I had heard of the term, but hadn’t really given it much thought.

Under international law, it refers to an irresistible force or unforeseen event beyond the control of a state making it materially impossible to fulfill an international obligation, and is related to the concept of a state of emergency.

But you don’t come here for legal opinions and exact definitions.

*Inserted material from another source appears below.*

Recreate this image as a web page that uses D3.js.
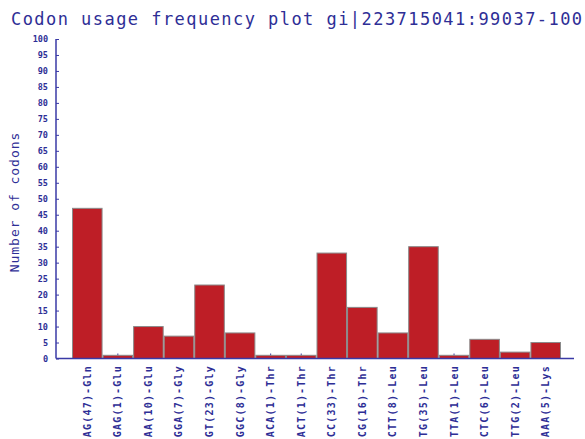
<!DOCTYPE html>
<html>
<head>
<meta charset="utf-8">
<script src="https://cdn.jsdelivr.net/npm/d3@7"></script>
<style>
  body { margin: 0; background: #fff; }
  svg { display: block; }
</style>
</head>
<body>
<div id="chart"></div>
<script>
// codon labels and counts
const codons = [
    "CAG(47)-Gln", "GAG(1)-Glu", "GAA(10)-Glu", "GGA(7)-Gly", "GGT(23)-Gly", "GGC(8)-Gly",
    "ACA(1)-Thr", "ACT(1)-Thr", "ACC(33)-Thr", "ACG(16)-Thr", "CTT(8)-Leu", "CTG(35)-Leu",
    "TTA(1)-Leu", "CTC(6)-Leu", "TTG(2)-Leu", "AAA(5)-Lys"
];
const counts = [47, 1, 10, 7, 23, 8, 1, 1, 33, 16, 8, 35, 1, 6, 2, 5];
const yTicks = d3.range(0, 101, 5);
const titleText = "Codon usage frequency plot gi|223715041:99037-100";

const width = 585, height = 439;
const axisColor = "#3a3aa6";
const textColor = "#2e2e96";
const mono = "'DejaVu Sans Mono', monospace";

const svg = d3.select("#chart").append("svg")
    .attr("width", width)
    .attr("height", height);

const xScale = d3.scaleBand()
    .domain(codons)
    .range([72, 561])
    .padding(0);

const yScale = d3.scaleLinear()
    .domain([0, 100])
    .range([358.5, 39]);

// title
svg.append("text")
    .attr("x", 11)
    .attr("y", 25)
    .attr("fill", textColor)
    .attr("font-family", mono)
    .attr("font-size", 17)
    .attr("letter-spacing", 1.45)
    .text(titleText);

// y axis title
svg.append("text")
    .attr("transform", `translate(19,${202}) rotate(-90)`)
    .attr("text-anchor", "middle")
    .attr("fill", textColor)
    .attr("font-family", mono)
    .attr("font-size", 13)
    .attr("letter-spacing", 0.95)
    .text("Number of codons");

// x ticks, behind the bars
svg.append("g")
    .selectAll("line")
    .data(codons)
    .join("line")
    .attr("x1", d => xScale(d) + xScale.bandwidth() / 2)
    .attr("x2", d => xScale(d) + xScale.bandwidth() / 2)
    .attr("y1", yScale(0))
    .attr("y2", yScale(0) - 5)
    .attr("stroke", axisColor)
    .attr("stroke-width", 1);

// bars
svg.append("g")
    .selectAll("rect")
    .data(codons)
    .join("rect")
    .attr("x", d => xScale(d) + 0.5)
    .attr("y", (d, i) => yScale(counts[i]))
    .attr("width", xScale.bandwidth() - 1)
    .attr("height", (d, i) => yScale(0) - yScale(counts[i]))
    .attr("fill", "#be1e26")
    .attr("stroke", "#8a8a8a")
    .attr("stroke-width", 1);

// y axis
const yAxis = svg.append("g")
    .attr("transform", "translate(56,0)")
    .call(d3.axisRight(yScale).tickValues(yTicks).tickSize(3).tickFormat(""));
yAxis.select(".domain").remove();
yAxis.selectAll("line").attr("stroke", axisColor);
svg.append("line")
    .attr("x1", 56).attr("x2", 56)
    .attr("y1", yScale(100)).attr("y2", yScale(0))
    .attr("stroke", axisColor).attr("stroke-width", 1.5);

svg.append("g")
    .selectAll("text")
    .data(yTicks)
    .join("text")
    .attr("x", 48)
    .attr("y", d => yScale(d) + 3)
    .attr("text-anchor", "end")
    .attr("fill", textColor)
    .attr("font-family", mono)
    .attr("font-size", 8.5)
    .attr("font-weight", "bold")
    .text(d => d);

// x axis line
svg.append("line")
    .attr("x1", 56).attr("x2", 574)
    .attr("y1", yScale(0)).attr("y2", yScale(0))
    .attr("stroke", axisColor).attr("stroke-width", 1.5);

// x tick labels, rotated
svg.append("g")
    .selectAll("text")
    .data(codons)
    .join("text")
    .attr("transform", d => `translate(${xScale(d) + xScale.bandwidth() / 2 + 3.5},365) rotate(-90)`)
    .attr("text-anchor", "end")
    .attr("fill", textColor)
    .attr("font-family", mono)
    .attr("font-size", 10)
    .attr("font-weight", "bold")
    .attr("letter-spacing", 1.2)
    .text(d => d);
</script>
</body>
</html>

That has never, nor will ever, have anything to do with my literary diarrhoea.

I’m warping the genuine meaning of that term into a discussion about forces of nature.

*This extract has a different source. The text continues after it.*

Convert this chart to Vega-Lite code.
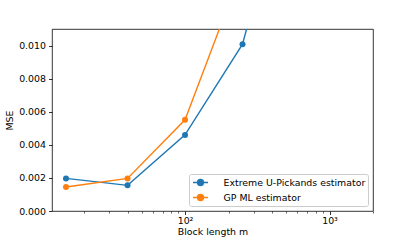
{
  "$schema": "https://vega.github.io/schema/vega-lite/v6.json",
  "width": 321,
  "height": 182,
  "autosize": {"type": "none"},
  "padding": {"left": 52, "top": 29, "right": 42, "bottom": 31},
  "background": "white",
  "config": {
    "font": "DejaVu Sans",
    "view": {"stroke": "#000", "strokeWidth": 0.8},
    "axis": {
      "grid": false,
      "domain": false,
      "labelFont": "DejaVu Sans",
      "labelFontSize": 9.4,
      "labelColor": "#000",
      "titleFont": "DejaVu Sans",
      "titleFontSize": 9.4,
      "titleFontWeight": "normal",
      "titleColor": "#000",
      "tickColor": "#000",
      "tickWidth": 0.8,
      "tickSize": 3.5,
      "labelPadding": 2
    },
    "legend": {
      "labelFont": "DejaVu Sans",
      "labelFontSize": 9.4,
      "labelColor": "#000"
    }
  },
  "data": {
    "values": [
      {"m": 15, "mse": 0.00197, "method": "Extreme U-Pickands estimator"},
      {"m": 40, "mse": 0.00155, "method": "Extreme U-Pickands estimator"},
      {"m": 100, "mse": 0.0046, "method": "Extreme U-Pickands estimator"},
      {"m": 250, "mse": 0.01008, "method": "Extreme U-Pickands estimator"},
      {"m": 500, "mse": 0.0199, "method": "Extreme U-Pickands estimator"},
      {"m": 15, "mse": 0.00145, "method": "GP ML estimator"},
      {"m": 40, "mse": 0.00197, "method": "GP ML estimator"},
      {"m": 100, "mse": 0.00551, "method": "GP ML estimator"},
      {"m": 250, "mse": 0.0147, "method": "GP ML estimator"},
      {"m": 500, "mse": 0.03, "method": "GP ML estimator"}
    ]
  },
  "mark": {
    "type": "line",
    "clip": true,
    "strokeWidth": 1.4,
    "point": {"filled": true, "size": 36, "opacity": 1}
  },
  "encoding": {
    "x": {
      "field": "m",
      "type": "quantitative",
      "scale": {"type": "log", "domain": [12, 2000], "nice": false},
      "axis": {
        "title": "Block length m",
        "titlePadding": 3,
        "values": [20, 30, 40, 50, 60, 70, 80, 90, 100, 200, 300, 400, 500, 600, 700, 800, 900, 1000, 2000],
        "labelExpr": "datum.value == 100 ? '10²' : (datum.value == 1000 ? '10³' : '')",
        "tickSize": {"condition": {"test": "datum.value == 100 || datum.value == 1000", "value": 3.5}, "value": 2},
        "tickWidth": {"condition": {"test": "datum.value == 100 || datum.value == 1000", "value": 0.8}, "value": 0.6},
        "labelFlush": false
      }
    },
    "y": {
      "field": "mse",
      "type": "quantitative",
      "scale": {"domain": [0, 0.011], "nice": false, "zero": true},
      "axis": {
        "title": "MSE",
        "titlePadding": 4,
        "values": [0, 0.002, 0.004, 0.006, 0.008, 0.01],
        "format": ".3f",
        "labelPadding": 3
      }
    },
    "color": {
      "field": "method",
      "type": "nominal",
      "scale": {"range": ["#1f77b4", "#ff7f0e"]},
      "legend": {
        "title": null,
        "orient": "bottom-right",
        "offset": 5,
        "fillColor": "white",
        "strokeColor": "#cccccc",
        "cornerRadius": 2,
        "padding": 2.5,
        "rowPadding": 3,
        "symbolOffset": 3,
        "labelOffset": 17,
        "symbolType": "M-1.5,0H1.5M-0.6,0A0.6,0.6,0,1,1,0.6,0A0.6,0.6,0,1,1,-0.6,0Z",
        "symbolSize": 100,
        "symbolStrokeWidth": 1.4,
        "encode": {
          "symbols": {"update": {"fill": {"scale": "color", "field": "value"}, "opacity": {"value": 1}}}
        }
      }
    }
  }
}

This is, of course, very topical to us in Western Australia at the moment, as we have one cyclone crossing the coast possibly as I type, and remnants of another two cyclonic systems still affecting our weather.

Cyclones are a common feature of life in the north west of our state, but rarely do they venture as south as this one is doing.

We have lived in the north west, and the houses up there are designed and built to give the best possible protection against that type of extreme weather.

So they do represent a major force, but it’s an expected and planned for force. This does not mean they do not cause horrible damage and risk to lives, but preparation and planning is a key feature.

When a cyclone ventures into the south of the state, then things get a little trickier. Houses are not built with cyclones in mind, for a start. We don’t have the same level of preparedness and awareness of cyclones that the folk in the north west have. You don’t take seriously something that hardly ever happens.

On the news tonight they also talked about a volcano eruption on the island of Saint Vincent in the Caribbean. While residents would definitely be aware of the existence of a volcano, would there be a level of preparedness in place? The last eruption was apparently in 1979…but it killed 1000 people, so you would think that awareness of the volcano should still be current.

Cyclones, hurricanes, volcano eruptions, earthquakes, tsunamis, blizzards and bushfires are unavoidable.

The real force of nature is our preparedness and ability to follow instructions.